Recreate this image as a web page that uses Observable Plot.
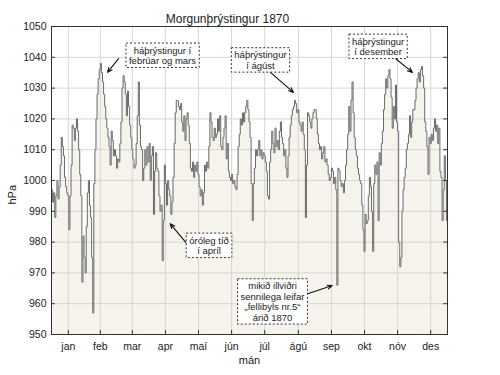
<!DOCTYPE html>
<html><head><meta charset="utf-8">
<script src="https://cdn.jsdelivr.net/npm/d3@7"></script>
<script src="https://cdn.jsdelivr.net/npm/@observablehq/plot@0.6"></script>
<style>
body{margin:0;background:#fff;}
svg{font-family:"Liberation Sans",Arial,sans-serif;}
</style>
</head><body><div id="chart"></div>
<script>
const titleText = "Morgunþrýstingur 1870";
const xLabel = "mán";
const yLabel = "hPa";
const monthLabels = ["jan","feb","mar","apr","maí","jún","júl","ágú","sep","okt","nóv","des"];
const yTicks = [950, 960, 970, 980, 990, 1000, 1010, 1020, 1030, 1040, 1050];

// daily morning pressure (hPa)
const jan = [997,993,996,988,995,1000,994,998,1005,1014,1011,1008,1001,998,996,995,984,995,1005,1018,1017,1013,1017,1020,1016,1010,1002,995,967,982,975];
const feb = [970,985,996,1000,992,988,975,957,999,1010,1020,1028,1033,1036,1038,1035,1032,1028,1024,1020,1017,1014,1011,1005,1016,1013,1008,1010];
const mar = [1008,1004,1007,1006,1012,1019,1030,1034,1032,1028,1021,1029,1024,1018,1014,1010,1007,1004,1005,1012,1021,1032,1018,1011,1010,1000,1004,1010,1005,1011,1006];
const apr = [1012,1000,1008,1011,989,1003,1009,1004,1003,995,990,992,974,987,1005,999,992,1000,997,995,989,993,1001,1012,1022,1026,1026,1024,1023,1025];
const mai = [1019,1016,1021,1013,1020,1022,1018,1012,1004,1003,1006,1001,1005,1003,1006,1002,998,995,997,992,996,1005,1003,1006,1004,1011,1022,1019,1014,1013,1017];
const jun = [1014,1015,1020,1016,1021,1011,1010,1014,1017,1021,1007,1012,1003,1001,1000,1002,999,1000,998,997,1002,1011,1015,1020,1018,1022,1019,1022,1024,1026];
const jul = [1023,1019,1014,999,987,999,1004,1010,1008,1010,1013,1008,1010,1007,1009,1008,1006,1003,995,994,1006,1010,1016,1012,1009,1017,1011,1013,1010,1016,1019];
const agu = [1014,1012,1008,1010,1004,1001,1008,1014,1018,1021,1023,1024,1026,1025,1022,1023,1019,1018,1016,1019,1015,1010,988,1005,1022,1021,1019,1017,1020,1022,1023];
const sep = [1023,1020,1015,1012,1010,1011,1007,1009,1011,1006,1007,1005,1002,1000,1001,1004,1003,999,1001,997,966,1004,1003,1000,998,999,996,1000,1005,1010];
const okt = [1015,1024,1016,1026,1032,1022,1014,1010,1008,1004,1002,1000,999,992,984,977,989,986,987,995,1001,998,990,977,999,1005,1002,1006,987,1009,1005];
const nov = [1012,1016,1023,1028,1033,1030,1034,1036,1033,1027,1017,1024,1020,1031,1019,1016,980,972,975,990,997,1001,1004,1010,1012,1015,1021,1014,1019,1023];
const des = [1023,1026,1030,1033,1035,1032,1036,1037,1034,1030,1019,1016,1011,1002,1014,1012,1015,1013,1017,1020,1016,1018,1012,1017,1003,1001,987,997,1008,1000,987];

// annotations: label centre (day, hPa), arrow tail and head (day, hPa)
const annotLabels = ["háþrýstingur í\nfebrúar og mars", "háþrýstingur\ní ágúst", "háþrýstingur\ní desember", "óróleg tíð\ní apríl", "mikið illviðri\nsennilega leifar\n„fellibyls nr.5“\nárið 1870"];
const annotCx = [102.3, 192.6, 301, 145.2, 203.7];
const annotCy = [1040.6, 1039.1, 1043.5, 978.9, 960.7];
const arrowX1 = [61.8, 201.8, 317, 124.7, 236.9];
const arrowY1 = [1039.6, 1035.1, 1039.6, 979.5, 963.3];
const arrowX2 = [51.6, 223, 332.7, 109.4, 258.7];
const arrowY2 = [1035.1, 1028.6, 1035.1, 986, 965.9];

const months = [jan, feb, mar, apr, mai, jun, jul, agu, sep, okt, nov, des];
const pressure = months.flat().map((v, i) => ({day: i, hPa: v}));
const nDays = pressure.length;
const series = pressure.concat([{day: nDays, hPa: pressure[nDays - 1].hPa}]);
let acc = 0;
const monthTicks = months.map((m, i) => { const t = {pos: acc + m.length / 2, label: monthLabels[i]}; acc += m.length; return t; });
const tickLabel = new Map(monthTicks.map(d => [d.pos, d.label]));
const annotations = annotLabels.map((l, i) => ({label: l, cx: annotCx[i], cy: annotCy[i], x1: arrowX1[i], y1: arrowY1[i], x2: arrowX2[i], y2: arrowY2[i]}));

const plot = Plot.plot({
  width: 500, height: 375,
  marginTop: 26, marginLeft: 51, marginRight: 53, marginBottom: 41,
  style: {fontFamily: "Liberation Sans, Arial, sans-serif", fontSize: "10.5px", color: "#222", background: "white"},
  x: {domain: [0, nDays], ticks: monthTicks.map(d => d.pos), tickFormat: d => tickLabel.get(d), tickSize: 0, tickPadding: 8, label: null},
  y: {domain: [950, 1050], ticks: yTicks, tickFormat: d => String(d), tickSize: 0, tickPadding: 5, label: null},
  marks: [
    Plot.areaY(series, {x: "day", y1: 950, y2: "hPa", curve: "step-after", fill: "#f5f3ec"}),
    Plot.ruleY(yTicks, {stroke: "#d6d6d6", strokeWidth: 1}),
    Plot.ruleX(monthTicks, {x: "pos", stroke: "#d6d6d6", strokeWidth: 1}),
    Plot.lineY(series, {x: "day", y: "hPa", curve: "step-after", stroke: "#6a6a6a", strokeWidth: 1}),
    Plot.frame({stroke: "#333"}),
    Plot.ruleY(yTicks, {x1: 0, x2: 3.5, stroke: "#333"}),
    Plot.ruleY(yTicks, {x1: nDays - 3.5, x2: nDays, stroke: "#333"}),
    Plot.ruleX(monthTicks, {x: "pos", y1: 950, y2: 951.3, stroke: "#333"}),
    Plot.arrow(annotations, {x1: "x1", y1: "y1", x2: "x2", y2: "y2", stroke: "#111", strokeWidth: 1.1, headLength: 7, headAngle: 45}),
    Plot.text(annotations, {x: "cx", y: "cy", text: "label", fontSize: 9.5, lineHeight: 1.1, fill: "#222"}),
    Plot.text([titleText], {frameAnchor: "top", dx: -22, dy: -12, fontSize: 12, fill: "#222"}),
    Plot.text([xLabel], {frameAnchor: "bottom", dy: 29, fontSize: 11, fill: "#222"}),
    Plot.text([yLabel], {frameAnchor: "left", dx: -39, dy: 24, rotate: -90, fontSize: 11, fill: "#222"})
  ]
});
document.getElementById("chart").appendChild(plot);

const labelSet = new Set(annotLabels.map(l => l.replace(/\n/g, "")));
d3.select(plot).selectAll("text").filter(function() { return labelSet.has(this.textContent); }).each(function() {
  const b = this.getBBox();
  const r = d3.select(this.parentNode).insert("rect", () => this)
    .attr("x", b.x - 3).attr("y", b.y - 1.5)
    .attr("width", b.width + 6).attr("height", b.height + 3)
    .attr("fill", "white").attr("stroke", "#333")
    .attr("stroke-width", 1).attr("stroke-dasharray", "2,2");
  const tr = this.getAttribute("transform");
  if (tr) r.attr("transform", tr);
  else r.attr("transform", null);
});
</script>
</body></html>
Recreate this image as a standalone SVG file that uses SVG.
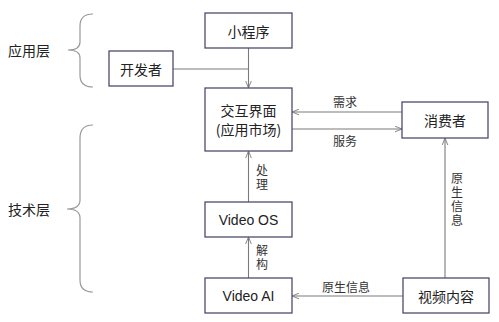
<svg xmlns="http://www.w3.org/2000/svg" width="499" height="322" viewBox="0 0 499 322">
<defs>
<style>
.box{fill:#fff;stroke:#4f4b6e;stroke-width:1.3}
.t{font-family:"Noto Sans CJK SC","Liberation Sans",sans-serif;font-size:14px;fill:#222;text-anchor:middle;dominant-baseline:central}
.v{font-family:"Liberation Sans","Noto Sans CJK SC",sans-serif;font-size:14px;fill:#222;text-anchor:middle;dominant-baseline:central}
.l{font-family:"Noto Sans CJK SC",sans-serif;font-size:12px;fill:#333;text-anchor:middle;dominant-baseline:central}
.vt{font-family:"Noto Sans CJK SC",sans-serif;font-size:12px;fill:#333;text-anchor:middle;writing-mode:vertical-rl;letter-spacing:2px}
.c{fill:none;stroke:#7a7a7a;stroke-width:1.1}
.br{fill:none;stroke:#999;stroke-width:1.2}
</style>
<marker id="a" viewBox="0 0 10 10" refX="10" refY="5" markerWidth="7" markerHeight="7" orient="auto-start-reverse" markerUnits="userSpaceOnUse">
<path d="M0,1 L10,5 L0,9" fill="none" stroke="#7a7a7a" stroke-width="1.3"/>
</marker>
</defs>
<rect width="499" height="322" fill="#fff"/>
<g id="braces">
<path class="br" d="M93,14 Q80,14 80,26 L80,42 Q80,50 68,50 Q80,50 80,58 L80,75 Q80,87 93,87"/>
<path class="br" d="M93,125 Q80,125 80,138 L80,200 Q80,209 67,209 Q80,209 80,218 L80,280 Q80,292 93,292"/>
<text class="t" x="29" y="50">应用层</text>
<text class="t" x="29" y="209">技术层</text>
</g>
<g id="connectors">
<path class="c" d="M248.5,48 L248.5,88" marker-end="url(#a)"/>
<path class="c" d="M173,69 L248.5,69"/>
<path class="c" d="M402,112 L292,112" marker-end="url(#a)"/>
<path class="c" d="M292,129 L402,129" marker-end="url(#a)"/>
<path class="c" d="M248.5,202 L248.5,151" marker-end="url(#a)"/>
<path class="c" d="M248.5,278 L248.5,237" marker-end="url(#a)"/>
<path class="c" d="M445,278 L445,138" marker-end="url(#a)"/>
<path class="c" d="M403,296 L292,296" marker-end="url(#a)"/>
<text class="l" x="345" y="101">需求</text>
<text class="l" x="345" y="140">服务</text>
<text class="vt" x="262" y="178">处理</text>
<text class="vt" x="262" y="258">解构</text>
<text class="vt" x="457" y="200">原生信息</text>
<text class="l" x="346" y="286">原生信息</text>
</g>
<g id="n-miniapp"><rect class="box" x="205" y="13" width="87" height="35"/><text class="t" x="248.5" y="31">小程序</text></g>
<g id="n-dev"><rect class="box" x="109" y="51" width="64" height="35"/><text class="t" x="141" y="69">开发者</text></g>
<g id="n-ui"><rect class="box" x="205" y="88" width="87" height="63"/><text class="t" x="248.5" y="110">交互界面</text><text class="t" x="248.5" y="129">(应用市场)</text></g>
<g id="n-consumer"><rect class="box" x="402" y="102" width="86" height="36"/><text class="t" x="445" y="120">消费者</text></g>
<g id="n-os"><rect class="box" x="205" y="202" width="87" height="35"/><text class="v" x="248.5" y="220">Video OS</text></g>
<g id="n-ai"><rect class="box" x="205" y="278" width="87" height="35"/><text class="v" x="248.5" y="296">Video AI</text></g>
<g id="n-content"><rect class="box" x="403" y="278" width="86" height="35"/><text class="t" x="446" y="296">视频内容</text></g>
</svg>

● STATED GOAL:
Repeat exactly the lines from the start of the entries down to the line with "1030, 1040, 1050];", keeping both ends but none of the pictures.

● ANSWER TO THE PROBLEM:
Recreate this image as a web page that uses Observable Plot.
<!DOCTYPE html>
<html><head><meta charset="utf-8">
<script src="https://cdn.jsdelivr.net/npm/d3@7"></script>
<script src="https://cdn.jsdelivr.net/npm/@observablehq/plot@0.6"></script>
<style>
body{margin:0;background:#fff;}
svg{font-family:"Liberation Sans",Arial,sans-serif;}
</style>
</head><body><div id="chart"></div>
<script>
const titleText = "Morgunþrýstingur 1870";
const xLabel = "mán";
const yLabel = "hPa";
const monthLabels = ["jan","feb","mar","apr","maí","jún","júl","ágú","sep","okt","nóv","des"];
const yTicks = [950, 960, 970, 980, 990, 1000, 1010, 1020, 1030, 1040, 1050];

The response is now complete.